Иронически заостряя коллизию, Гончаров доверяет роль носителя по­этического мифа никчемному лежебоке, чья претензия на избранность (внушенная архаичным укладом и любовным окружением детства) в социальном отношении смехотворна, но в нравственном – законна и даже свята: любой человек достоин почитания и любви, «каков он есть», независимо от меры социальной успешности. Верно, впрочем, и другое: довериться Обломову значит принес­ти себя - в практическом и социальном отношении - в жертву, что в какой-то момент остро сознает Ольга: «А я? ... Я зачахну, умру ... за что, Илья?" (4:374). Боязнь зряшной жертвы, ограниченность веры-любви индивидуальным инте­ресом останавливает Ольгу109 - она начинает сомневаться в несомненном, в «голубиной нежности» Об­ломова: «... где ее нет!»110 Нравственный идеал приходит в подспудное, но принципиальное противоречие с требованиями практической жизни. Выбор между «золотом в недрах горы» и «ходячей монетой» (т.е. неразменным сокровищем и средством обмена), со­ответственно, между доверчивостью-верой и критицизмом, эмпатией и рассудочностью в романе предстает как необходимый и невозможный одновре­менно. Аргументы в пользу второй возможности (более чем) уравновешиваются поэтическим и нравственным обаянием первой.

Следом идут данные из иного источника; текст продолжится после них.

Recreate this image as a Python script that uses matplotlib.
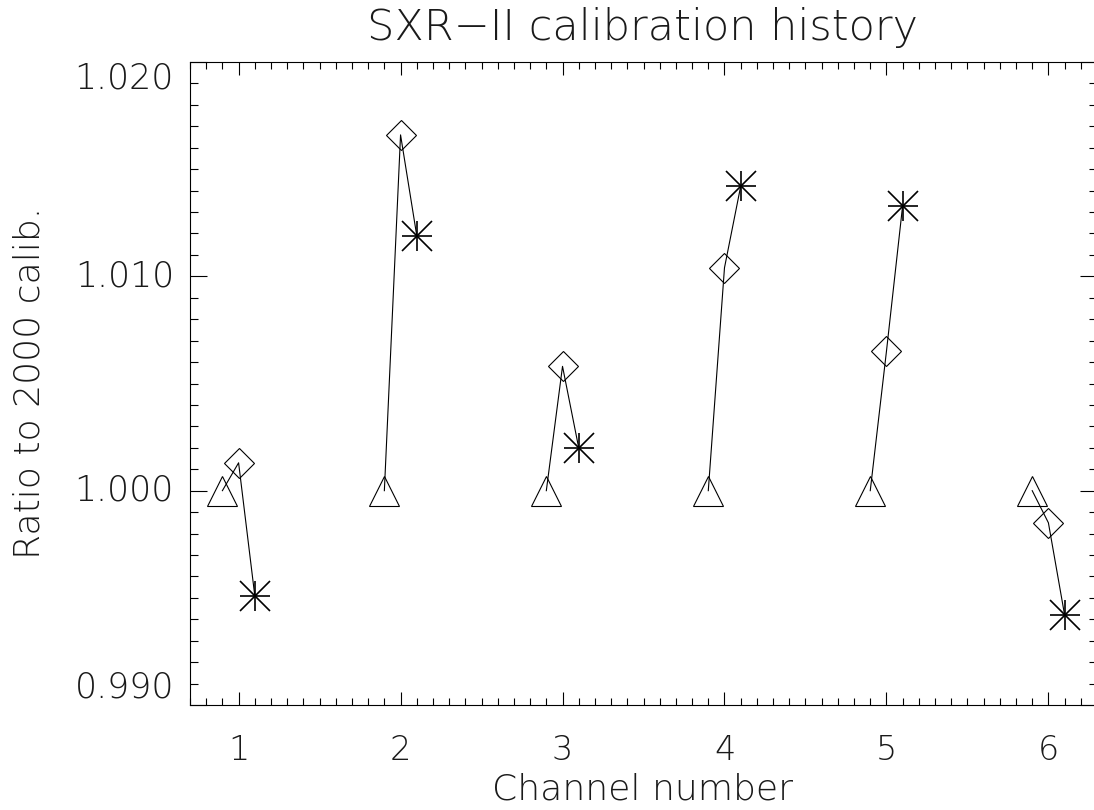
import matplotlib
matplotlib.use("Agg")
import matplotlib.pyplot as plt
from matplotlib.ticker import MultipleLocator

# ---- data ----
channels = [1, 2, 3, 4, 5, 6]
calib_offset = 0.1   # x offset of the earlier / later calibration per channel
ratio_2000 = [1.000, 1.000, 1.000, 1.000, 1.000, 1.000]          # triangles
ratio_mid = [1.0013, 1.0166, 1.0058, 1.0104, 1.0065, 0.9985]      # diamonds
ratio_new = [0.9951, 1.0119, 1.0020, 1.0142, 1.0133, 0.9942]      # asterisks
yticks = [0.990, 1.000, 1.010, 1.020]
ytick_labels = ["0.990", "1.000", "1.010", "1.020"]
title = "SXR\u2212II calibration history"
xlabel = "Channel number"
ylabel = "Ratio to 2000 calib."

plt.rcParams['font.family'] = ['DejaVu Sans']
W, H = 1094, 810
fig = plt.figure(figsize=(W / 100, H / 100), dpi=100)
ax = fig.add_axes([190 / W, (H - 705) / H, 907 / W, 643 / H])

tc = '#1a1a1a'
fw = 200
lw = 0.8

x_ref = [c - calib_offset for c in channels]
x_mid = list(channels)
x_new = [c + calib_offset for c in channels]

for i in range(len(channels)):
    ax.plot([x_ref[i], x_mid[i], x_new[i]],
            [ratio_2000[i], ratio_mid[i], ratio_new[i]],
            color='black', lw=lw)

ax.plot(x_ref, ratio_2000, ls='none', marker='^', ms=21.6,
        mfc='none', mec='black', mew=0.8)
ax.plot(x_mid, ratio_mid, ls='none', marker='D', ms=15.3,
        mfc='none', mec='black', mew=0.8)
ax.plot(x_new, ratio_new, ls='none', marker='+', ms=21.6,
        mfc='none', mec='black', mew=1.2)
ax.plot(x_new, ratio_new, ls='none', marker='x', ms=21.6,
        mfc='none', mec='black', mew=1.2)

ax.set_xlim(0.7, 6.3)
ax.set_ylim(0.990, 1.020)
ax.xaxis.set_major_locator(MultipleLocator(1))
ax.xaxis.set_minor_locator(MultipleLocator(0.1))
ax.set_yticks(yticks)
ax.yaxis.set_minor_locator(MultipleLocator(0.001))

for s in ax.spines.values():
    s.set_linewidth(0.8)
    s.set_color('black')

ax.tick_params(axis='both', which='both', direction='in', top=True, right=True,
               width=0.8, colors='black', labelcolor=tc)
ax.tick_params(axis='x', which='major', length=9.4, pad=21, labelsize=24)
ax.tick_params(axis='x', which='minor', length=4.7)
ax.tick_params(axis='y', which='major', length=12.2, labelleft=False)
ax.tick_params(axis='y', which='minor', length=6.1)
for lab in ax.get_xticklabels():
    lab.set_fontweight(fw)

# y tick labels (IDL style: end labels kept inside the axis range)
ytr = ax.get_yaxis_transform()
xoff = -16 / 907
for i, (v, t) in enumerate(zip(yticks, ytick_labels)):
    if i == 0:
        va = 'bottom'
    elif i == len(yticks) - 1:
        va = 'top'
    else:
        va = 'center'
    ax.text(xoff, v, t, transform=ytr, ha='right', va=va, fontsize=25,
            color=tc, fontweight=fw)

fig.text(643 / W, 1 - 27 / H, title, ha='center', va='center', fontsize=31,
         color=tc, fontweight=fw)
fig.text(643 / W, 1 - 790 / H, xlabel, ha='center', va='center', fontsize=26,
         color=tc, fontweight=fw)
fig.text(13 / W, 1 - 383 / H, ylabel, ha='left', va='center', rotation=90,
         fontsize=26, color=tc, fontweight=fw)

fig.savefig("out.png", dpi=100)
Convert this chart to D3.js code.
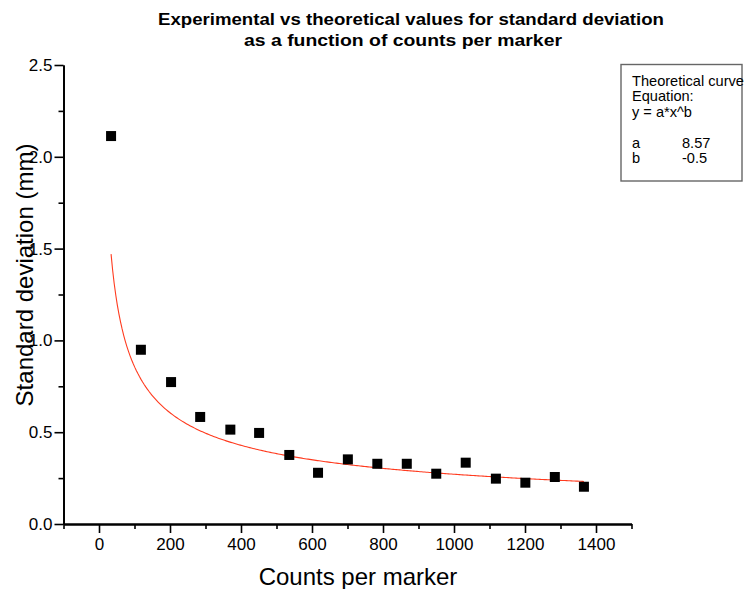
<!DOCTYPE html>
<html>
<head>
<meta charset="utf-8">
<script src="https://cdn.jsdelivr.net/npm/d3@7/dist/d3.min.js"></script>
<style>
  html, body { margin: 0; padding: 0; background: #fff; }
  svg { display: block; font-family: "Liberation Sans", Arial, sans-serif; }
</style>
</head>
<body>
<svg id="chart" width="748" height="589"></svg>
<script>
// Measured standard deviation against counts per marker
const counts = [34, 118, 203, 285, 370, 451, 536, 617, 701, 784, 867, 950, 1033, 1118, 1201, 1284, 1366];
const stdDev = [2.113, 0.949, 0.773, 0.583, 0.514, 0.496, 0.376, 0.279, 0.352, 0.328, 0.328, 0.274, 0.334, 0.247, 0.225, 0.256, 0.203];

// Theoretical curve parameters, y = a * x^b
const paramA = 8.57;
const paramB = -0.5;

const xMajorTicks = [0, 200, 400, 600, 800, 1000, 1200, 1400];
const xMinorTicks = [-100, 100, 300, 500, 700, 900, 1100, 1300, 1500];
const yMajorTicks = [0, 0.5, 1.0, 1.5, 2.0, 2.5];
const yMinorTicks = [0.25, 0.75, 1.25, 1.75, 2.25];

const legendLines = ["Theoretical curve", "Equation:", "y = a*x^b"];
const legendParams = [["a", "8.57"], ["b", "-0.5"]];

const svg = d3.select("#chart");

const x = d3.scaleLinear().domain([-100, 1500]).range([63.5, 631.5]);
const y = d3.scaleLinear().domain([0, 2.5]).range([524, 65]);

const axisColor = "#000";

// X axis: minor ticks first, then labelled major ticks
const gxMinor = svg.append("g").attr("transform", "translate(0,524)")
  .call(d3.axisBottom(x).tickValues(xMinorTicks).tickSize(5).tickSizeOuter(0).tickFormat(""));
const gx = svg.append("g").attr("transform", "translate(0,524)")
  .call(d3.axisBottom(x).tickValues(xMajorTicks).tickSize(9).tickSizeOuter(0).tickPadding(5)
    .tickFormat(d3.format("d")));

// Y axis
const gyMinor = svg.append("g").attr("transform", "translate(63.5,0)")
  .call(d3.axisLeft(y).tickValues(yMinorTicks).tickSize(5).tickSizeOuter(0).tickFormat(""));
const gy = svg.append("g").attr("transform", "translate(63.5,0)")
  .call(d3.axisLeft(y).tickValues(yMajorTicks).tickSize(9).tickSizeOuter(0).tickPadding(2)
    .tickFormat(d3.format(".1f")));

[gxMinor, gx, gyMinor, gy].forEach(g => {
  g.selectAll("path.domain").attr("stroke", axisColor).attr("stroke-width", 1.8);
  g.selectAll(".tick line").attr("stroke", axisColor).attr("stroke-width", 1.6);
  g.selectAll(".tick text").attr("fill", "#000").style("font-size", "17px")
    .style("font-family", "'Liberation Sans', Arial, sans-serif");
});

// Theoretical curve from the fitted parameters
const curveX = d3.range(0, 301).map(i => counts[0] + (counts[counts.length - 1] - counts[0]) * i / 300);
const curvePts = curveX.map(cx => [cx, paramA * Math.pow(cx, paramB)]);
svg.append("path")
  .datum(curvePts)
  .attr("fill", "none")
  .attr("stroke", "#ff3b1f")
  .attr("stroke-width", 1.1)
  .attr("d", d3.line().x(d => x(d[0])).y(d => y(d[1])));

// Experimental points as filled squares
const sq = 10;
svg.append("g").selectAll("rect")
  .data(counts.map((c, i) => ({ c, s: stdDev[i] })))
  .join("rect")
  .attr("x", d => x(d.c) - sq / 2)
  .attr("y", d => y(d.s) - sq / 2)
  .attr("width", sq)
  .attr("height", sq)
  .attr("fill", "#000");

// Title
svg.append("text")
  .attr("x", 411).attr("y", 25)
  .attr("text-anchor", "middle")
  .style("font-size", "17px").style("font-weight", "bold")
  .attr("textLength", 506).attr("lengthAdjust", "spacingAndGlyphs")
  .text("Experimental vs theoretical values for standard deviation");
svg.append("text")
  .attr("x", 403).attr("y", 46)
  .attr("text-anchor", "middle")
  .style("font-size", "17px").style("font-weight", "bold")
  .attr("textLength", 318).attr("lengthAdjust", "spacingAndGlyphs")
  .text("as a function of counts per marker");

// Axis titles
svg.append("text")
  .attr("x", 358).attr("y", 585)
  .attr("text-anchor", "middle")
  .style("font-size", "24px")
  .text("Counts per marker");
svg.append("text")
  .attr("transform", "translate(33,275) rotate(-90)")
  .attr("text-anchor", "middle")
  .style("font-size", "24px")
  .text("Standard deviation (mm)");

// Legend box with equation and parameters
const lg = svg.append("g");
lg.append("rect")
  .attr("x", 621).attr("y", 64.5)
  .attr("width", 121).attr("height", 116.5)
  .attr("fill", "#fff")
  .attr("stroke", "#666")
  .attr("stroke-width", 1.4);
legendLines.forEach((t, i) => {
  lg.append("text")
    .attr("x", 632).attr("y", 86 + i * 15.3)
    .style("font-size", "14.6px")
    .text(t);
});
legendParams.forEach((p, i) => {
  lg.append("text").attr("x", 632).attr("y", 148 + i * 15)
    .style("font-size", "14.6px").text(p[0]);
  lg.append("text").attr("x", 682).attr("y", 148 + i * 15)
    .style("font-size", "14.6px").text(p[1]);
});
</script>
</body>
</html>
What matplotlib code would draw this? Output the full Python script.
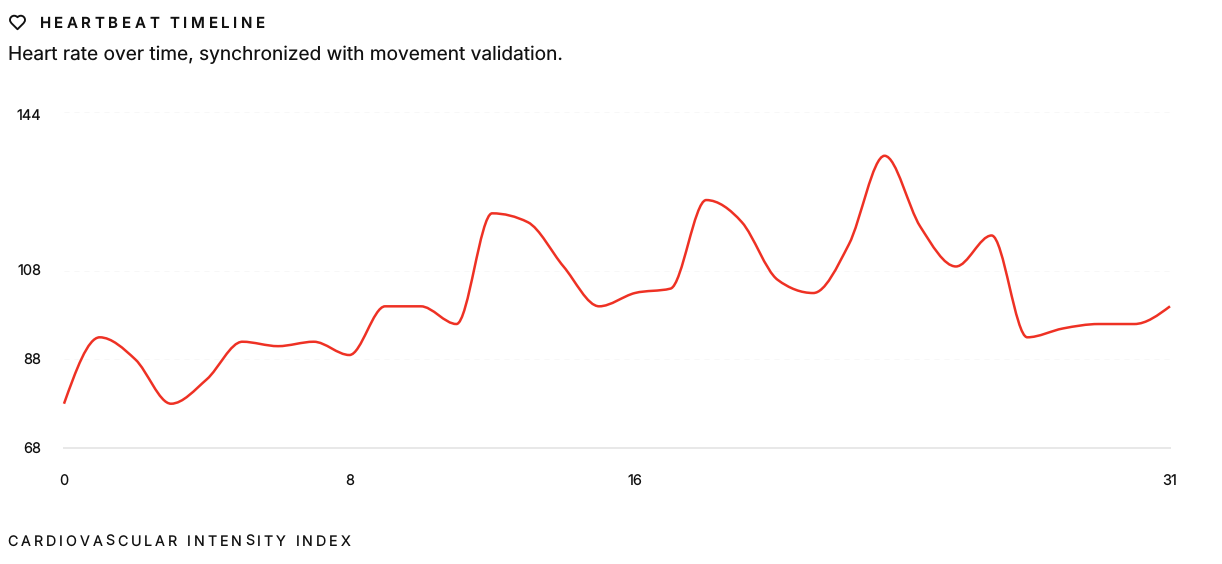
#!/usr/bin/env python3
"""
Heartbeat timeline chart
"""

import matplotlib.pyplot as plt
import numpy as np
from matplotlib.patches import PathPatch
from matplotlib.path import Path
from matplotlib.transforms import Affine2D, ScaledTranslation

plt.rcParams["font.family"] = ["Inter", "DejaVu Sans"]
plt.rcParams["text.hinting"] = "no_hinting"

# Data
minutes = list(range(32))
heart_rate = [78, 93, 88, 78, 83.5, 92, 91, 92, 89, 100, 100, 96, 121, 119, 109, 100,
              103, 104, 124, 119, 106, 103, 114, 134, 118, 109, 116, 93, 95, 96, 96, 100]
x_ticks = [0, 8, 16, 31]
y_ticks = [68, 88, 108, 144]

W, H = 1222, 564
PX = 72 / 100  # points per pixel at dpi 100


def monotone_path(x, y):
    """Bezier path through the points, same as d3 curveMonotoneX"""
    x = np.asarray(x, dtype=float)
    y = np.asarray(y, dtype=float)
    h = np.diff(x)
    s = np.diff(y) / h
    t = np.zeros_like(y)
    for i in range(1, len(y) - 1):
        p = (s[i - 1] * h[i] + s[i] * h[i - 1]) / (h[i - 1] + h[i])
        t[i] = (np.sign(s[i - 1]) + np.sign(s[i])) * min(
            abs(s[i - 1]), abs(s[i]), 0.5 * abs(p)
        )
    t[0] = (3 * s[0] - t[1]) / 2
    t[-1] = (3 * s[-1] - t[-2]) / 2

    verts = [(x[0], y[0])]
    codes = [Path.MOVETO]
    for i in range(len(x) - 1):
        d = h[i] / 3
        verts += [(x[i] + d, y[i] + d * t[i]), (x[i + 1] - d, y[i + 1] - d * t[i + 1]),
                  (x[i + 1], y[i + 1])]
        codes += [Path.CURVE4] * 3
    return Path(verts, codes)


def spaced_text(fig, x, y, s, spacing, **kwargs):
    """Write text one character at a time with letter spacing (pixels)"""
    renderer = fig.canvas.get_renderer()
    for ch in s:
        fig.text(x / W, 1 - y / H, ch, ha="left", va="baseline", **kwargs)
        probe = fig.text(0, 0, "n" + ch + "n", **kwargs)
        probe2 = fig.text(0, 0, "nn", **kwargs)
        adv = probe.get_window_extent(renderer).width - probe2.get_window_extent(renderer).width
        probe.remove()
        probe2.remove()
        x += adv + spacing


def heart_icon(fig, left, top, size):
    """Outline heart in a 24 unit box"""
    k = 0.5523 * 5.5
    M, L, C, Z = Path.MOVETO, Path.LINETO, Path.CURVE4, Path.CLOSEPOLY
    verts = [
        (19, 14), (20.49, 12.54), (22, 10.79), (22, 8.5),
        (22, 8.5 - k), (16.5 + k, 3), (16.5, 3),
        (14.74, 3), (13.5, 3.5), (12, 5),
        (10.5, 3.5), (9.26, 3), (7.5, 3),
        (7.5 - k, 3), (2, 8.5 - k), (2, 8.5),
        (2, 10.8), (3.5, 12.55), (5, 14),
        (12, 21), (19, 14),
    ]
    codes = [M] + [C] * 18 + [L, Z]
    tr = Affine2D().scale(size / 24, -size / 24).translate(left, H - top)
    fig.add_artist(PathPatch(Path(verts, codes), fill=False, edgecolor="#111111",
                             linewidth=1.9 * PX, transform=tr, joinstyle="round"))


fig = plt.figure(figsize=(W / 100, H / 100), dpi=100, facecolor="white")
ax = fig.add_axes([64 / W, 1 - 448 / H, (1170 - 64) / W, (448 - 111.5) / H])
ax.set_xlim(0, 31)
ax.set_ylim(68, 144)
ax.patch.set_alpha(0)
for side in ["top", "right", "left"]:
    ax.spines[side].set_visible(False)
ax.spines["bottom"].set_color("#e8e8e8")
ax.spines["bottom"].set_linewidth(2 * PX)

ax.set_xticks(x_ticks)
ax.set_yticks(y_ticks)
ax.tick_params(axis="x", length=0, pad=27.5 * PX, labelsize=14.5 * PX, labelcolor="#111111")
ax.tick_params(axis="y", length=0, pad=23 * PX, labelsize=14.5 * PX, labelcolor="#111111")
ax.grid(True, axis="y", color="#f7f7f7", linewidth=1 * PX, linestyle=(0, (5, 5)))
ax.set_axisbelow(True)

# top label sits a bit lower than its gridline
top_label = ax.get_yticklabels()[-1]
top_label.set_transform(top_label.get_transform() + ScaledTranslation(0, -3.5 / 100, fig.dpi_scale_trans))

ax.add_patch(PathPatch(monotone_path(minutes, heart_rate), fill=False, edgecolor="#ee3124",
                       linewidth=2.5 * PX, capstyle="butt", joinstyle="round", clip_on=False))

# Header and footer
heart_icon(fig, 8.5, 13.5, 18)
spaced_text(fig, 39.5, 28, "HEARTBEAT TIMELINE", 3.6, fontsize=15 * PX, fontweight="semibold", color="#111111")
fig.text(8 / W, 1 - 60 / H, "Heart rate over time, synchronized with movement validation.",
         fontsize=19.1 * PX, color="#111111", va="baseline")
spaced_text(fig, 7.5, 546, "CARDIOVASCULAR INTENSITY INDEX", 2.93, fontsize=14.3 * PX, color="#111111")

fig.savefig("out.png", dpi=100, facecolor="white")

Возвращаясь в свете сказанного к теме разговора, позволим себе еще раз констатировать очевидное: типичный "обломовский" разговор отличается высокой степенью взаимно­го вчувствования и низкой степенью рефлексии. Образцом может служить знаменитая (открывающая роман) сцена, которую самозабвенно и, надо полагать, привычно разыгрывают Обломов и Захар: поводом выступают мнимо-оскорбительные («ядовитые», «жалкие») слова, как то: «другой», «огорчил», «благодетельствует», «неблагодарные». Слова эти, исключительно за счет ка­призной игры коннотативных, контекстуальных значений, провоцируют в обоих собеседниках весьма яркие переживания: гнев, страдание, очистительные слезы, примире­ние в итоге. Оглянувшись потом на происшедшее сторонним, критическим взгля­дом, Обломов испытывает неожиданный и острый стыд: «Что, если б кто-нибудь слышал это?.. - думал он, цепенея от этой мысли. - Слава Богу, что Захар не сумеет переска­зать никому; да и не поверят; слава Богу!» (4:100). Слово в «обломовском» об­щении потому так ценит поэзию интимности и бежит чужого слуха, что его ценность и действенность реализуются преимущественно, а то и исключительно в «субъект-субъектном» измерении. При этом общее, общность так естественно полагаются чем-то данным, исходным, что дифференциация "речи для себя" и "речи для других" (Л. Выготский) осознается как проблема и необходимость разве только в редких, сугубо формальных ("неестественных") ситуациях. В норме, в рамках настоящего разговора, речь обеспечивает прежде всего эмоциональное сопереживание, а сверх того, в идеале, «разработку» эмоции вглубь, как золотой (смысловой) жилы - "добывание" (4: 333) смысла через эмоцию. Именно так Илья Ильич переживает свою беседу с Ольгой: «Да, я что-то добы­ваю из нее, - думал он, - из нее что-то переходит в меня» (4:202). Едва ли не самая ценная составляющая таких разговоров связана с бессловесным, интуитивно-эмпатическим «узнаванием» мыслей друг друга, а высшая полнота общения - с мгновениями, когда внешний облик другого становится прозрачен и в нем (или им) начинает говорить нечто иное и большее, чем ин­дивидуальный характер. Так, в сцене объяснения в любви Ольга встречается со взглядом Обломова: «...им глядел не Обломов, а страсть. Ольга поняла, что у него слово вырвалось, что он не властен в нем и что оно - истина» (4:206).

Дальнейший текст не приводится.